Now, that land is part of The 78, a 62-acre site that will become the newest addition to the city’s 77 community areas. Once a rail yard from the early 1900s to the 1970s, it remained a vacant lot for decades until infrastructure work for the megadevelopment began four years ago.
According to developers, The 78 will have a 7-acre park and more than 40% of the neighborhood will be green or public open space, “lush landscapes” of “fragrant gardens” and “wide lawns.” Plans also include skyscrapers as tall as 950 feet.
“Specifically for long-eared owls, that probably isn’t going to be too big of an impact,” Warden said. “This is a bird that likes close, quiet, secluded, cozy trees, and that area has always been mostly very kind of grassy, weedy.”
That’s not to say the development won’t have impacts on other urban animals and birds, he noted. He has often seen kestrels, a type of falcon and grassland predator, hunting in the area.
“It is a huge space. This isn’t like your neighborhood corner, a lot sitting vacant; this is several acres … people have been seeing all kinds of wildlife and birds in there for years,” Warden said. “Who knows what kind of a larger impact that’s going to have on all these species that were using the area?”
‘Spreading their wings’
The bald eagle, the country’s national bird, can be found across Alaska and all of the contiguous United States. On the Southeast Side of Chicago, they breed and nest near Lake Calumet and the Calumet River and in Big Marsh Park. But they are seldom seen close to the heart of the city.
“They will show up from time to time,” Stotz said, “but it’s a relatively rare sight in the city proper.
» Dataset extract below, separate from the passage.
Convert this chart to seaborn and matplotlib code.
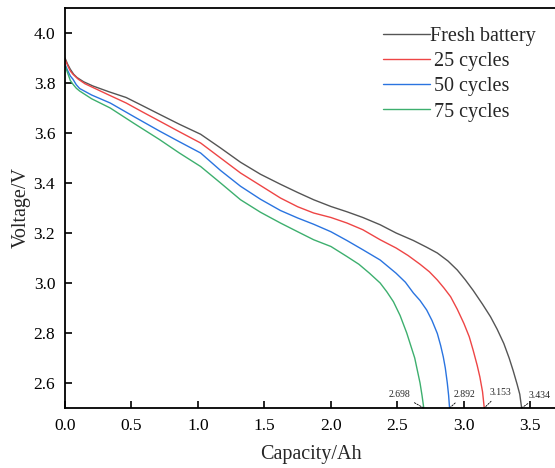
import pandas as pd
import numpy as np
from matplotlib import pyplot as plt
import seaborn as sns

sns.set_style('ticks')
plt.rcParams['font.family'] = ['Liberation Serif', 'DejaVu Serif']
plt.rcParams['xtick.direction'] = 'in'
plt.rcParams['ytick.direction'] = 'in'

# discharge curves (capacity in Ah, voltage in V)
cap_fresh = [0.0, 0.02, 0.04, 0.065, 0.09, 0.14, 0.21, 0.33, 0.46, 0.58, 0.71, 0.86, 1.02, 1.17,
             1.32, 1.47, 1.62, 1.75, 1.87, 2.0, 2.12, 2.24, 2.37, 2.49, 2.62, 2.72, 2.8, 2.88,
             2.95, 3.01, 3.07, 3.14, 3.2, 3.25, 3.3, 3.34, 3.37, 3.4, 3.42, 3.434]
v_fresh = [3.90, 3.875, 3.855, 3.835, 3.822, 3.805, 3.788, 3.765, 3.742, 3.71, 3.675, 3.635, 3.595,
           3.54, 3.483, 3.435, 3.395, 3.362, 3.333, 3.306, 3.285, 3.262, 3.233, 3.20, 3.17, 3.143,
           3.12, 3.088, 3.052, 3.013, 2.97, 2.915, 2.865, 2.815, 2.758, 2.70, 2.65, 2.595, 2.555, 2.50]

cap_25 = [0.0, 0.02, 0.04, 0.06, 0.1, 0.15, 0.21, 0.33, 0.46, 0.58, 0.71, 0.86, 1.02, 1.17,
          1.32, 1.47, 1.62, 1.75, 1.87, 2.0, 2.12, 2.24, 2.37, 2.49, 2.58, 2.67, 2.74, 2.8,
          2.85, 2.9, 2.95, 3.0, 3.04, 3.07, 3.1, 3.12, 3.14, 3.153]
v_25 = [3.895, 3.87, 3.848, 3.835, 3.815, 3.797, 3.782, 3.752, 3.72, 3.685, 3.648, 3.605, 3.56, 3.50,
        3.44, 3.39, 3.34, 3.305, 3.28, 3.262, 3.24, 3.213, 3.173, 3.14, 3.11, 3.075, 3.045, 3.012,
        2.98, 2.945, 2.895, 2.838, 2.785, 2.73, 2.67, 2.624, 2.565, 2.50]

cap_50 = [0.0, 0.02, 0.04, 0.06, 0.085, 0.11, 0.2, 0.34, 0.52, 0.71, 0.86, 1.02, 1.17, 1.32,
          1.47, 1.62, 1.75, 1.87, 2.0, 2.12, 2.24, 2.37, 2.49, 2.56, 2.62, 2.67, 2.72, 2.76,
          2.8, 2.825, 2.845, 2.86, 2.875, 2.885, 2.892]
v_50 = [3.875, 3.85, 3.828, 3.815, 3.793, 3.778, 3.752, 3.72, 3.665, 3.608, 3.565, 3.52, 3.45, 3.387,
        3.335, 3.29, 3.26, 3.235, 3.205, 3.17, 3.133, 3.092, 3.039, 3.003, 2.96, 2.93, 2.892, 2.85,
        2.798, 2.75, 2.704, 2.66, 2.60, 2.55, 2.50]

cap_75 = [0.0, 0.02, 0.04, 0.06, 0.085, 0.11, 0.2, 0.34, 0.52, 0.71, 0.86, 1.02, 1.17, 1.32,
          1.47, 1.62, 1.75, 1.87, 2.0, 2.12, 2.21, 2.29, 2.37, 2.42, 2.47, 2.52, 2.57, 2.6,
          2.63, 2.65, 2.67, 2.685, 2.698]
v_75 = [3.87, 3.84, 3.81, 3.795, 3.779, 3.768, 3.737, 3.70, 3.638, 3.574, 3.52, 3.466, 3.40, 3.333,
        3.283, 3.24, 3.205, 3.173, 3.146, 3.106, 3.075, 3.039, 3.0, 2.965, 2.925, 2.87, 2.80, 2.75,
        2.70, 2.65, 2.60, 2.55, 2.50]

labels = ['Fresh battery', '\u200925 cycles', '\u200950 cycles', '\u200975 cycles']
colors = ['#555555', '#ee4545', '#2a74e0', '#3daf6e']
end_caps = ['3.434', '3.153', '2.892', '2.698']
end_text_x = [3.571, 3.271, 3.008, 2.515]
end_text_y = [2.552, 2.562, 2.555, 2.555]

df = pd.concat([
    pd.DataFrame({'cap': c, 'v': v, 'series': lab})
    for c, v, lab in zip([cap_fresh, cap_25, cap_50, cap_75],
                         [v_fresh, v_25, v_50, v_75], labels)
], ignore_index=True)

fig = plt.figure(figsize=(5.55, 4.68), dpi=100)
ax = fig.add_axes([65 / 555, 60 / 468, 492 / 555, 400 / 468])

sns.lineplot(data=df, x='cap', y='v', hue='series', palette=colors, sort=False,
             estimator=None, lw=1.0, ax=ax)

for lab, tx, ty in zip(end_caps, end_text_x, end_text_y):
    ax.annotate(lab, xy=(float(lab), 2.5), xytext=(tx, ty), fontsize=7, ha='center', va='center',
                arrowprops=dict(arrowstyle='-', ls=(0, (2, 1.5)), lw=0.6, color='k',
                                shrinkA=1, shrinkB=0),
                annotation_clip=False)

ax.set_xlim(0, 3.7)
ax.set_ylim(2.5, 4.1)
ax.set_xticks(np.arange(0, 3.51, 0.5))
ax.set_yticks(np.arange(2.6, 4.01, 0.2))
ax.xaxis.set_major_formatter(plt.FormatStrFormatter('%.1f'))
ax.yaxis.set_major_formatter(plt.FormatStrFormatter('%.1f'))
ax.tick_params(labelsize=12.5, length=5, width=1.2, colors='k', pad=7)
for s in ax.spines.values():
    s.set_linewidth(1.3)
    s.set_color('k')
ax.set_xlabel('Capacity/Ah', fontsize=14.5, labelpad=8)
ax.set_ylabel('Voltage/V', fontsize=14.5, labelpad=2)

ax.legend(frameon=False, loc='upper left', bbox_to_anchor=(0.646, 0.9525), fontsize=14.5,
          handlelength=2.35, handletextpad=0.0, labelspacing=0.3, borderaxespad=0.0,
          borderpad=0.0)

plt.savefig('out.png', dpi=100)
We just don’t have great water for them.”
Because the river typically freezes over during the colder months in Chicago, bald eagles are unable to find open water where they can hunt for fish.
“When the waters open, they can go along the North Branch and they’ll find food,” he said. “But in a normal winter, the water there would be frozen solid and there wouldn’t be anything for them.”
While bald eagles have been seen flying through and near the river for years, this time seems to be different. It’s the first time in decades that one has stayed in the area, according to Warden.
Still, no nesting activity has been confirmed. If the bald eagle had a nest by the river, it would be unmistakable: It wouldn’t be a random pile of sticks but “massive,” and there would be a second eagle present.
Indeed, Warden said “it’s been a minute” since an eagle’s nest was documented in the city — well over a decade. In 2012, the discovery of the first bald eagle nest in the city since the 1880s frustrated plans for a Chicago Police Department outdoor shooting range on the Southeast Side.
Like other bird experts and nature lovers, Warden said he believes the bald eagle’s persistent presence on the North Branch is evidence that the river “has come such a long way.”
“Clearly, this bird wouldn’t be hanging out if it didn’t have food and resources available that are found in the river,” he said. “So that’s an amazing thing.”
Generally, recent years have brought an uptick in bald eagle sightings in Chicago.
“The cool thing about this is that it really is showing that they are spreading their wings — no pun intended — and really stretching across the city,” Warden said. “I’ve been saying for years that it’s only a matter of time before bald eagles become a common sighting within the city limits.”
From the color of an eagle’s feathering, experts can discern its age, so they know that it is not just one or two individuals but rather generations of birds that are hanging out, passing through and returning to Chicago.
“All these birds clearly indicate that Chicago is the farthest thing from dead and quiet during the winter. There’s all kinds of life happening,” Warden said. “But then, also, it really is a testament to the wild diversity that you can find in this space. All of these different living things are here for different reasons, but they’re all still here, converged in this space all the same.”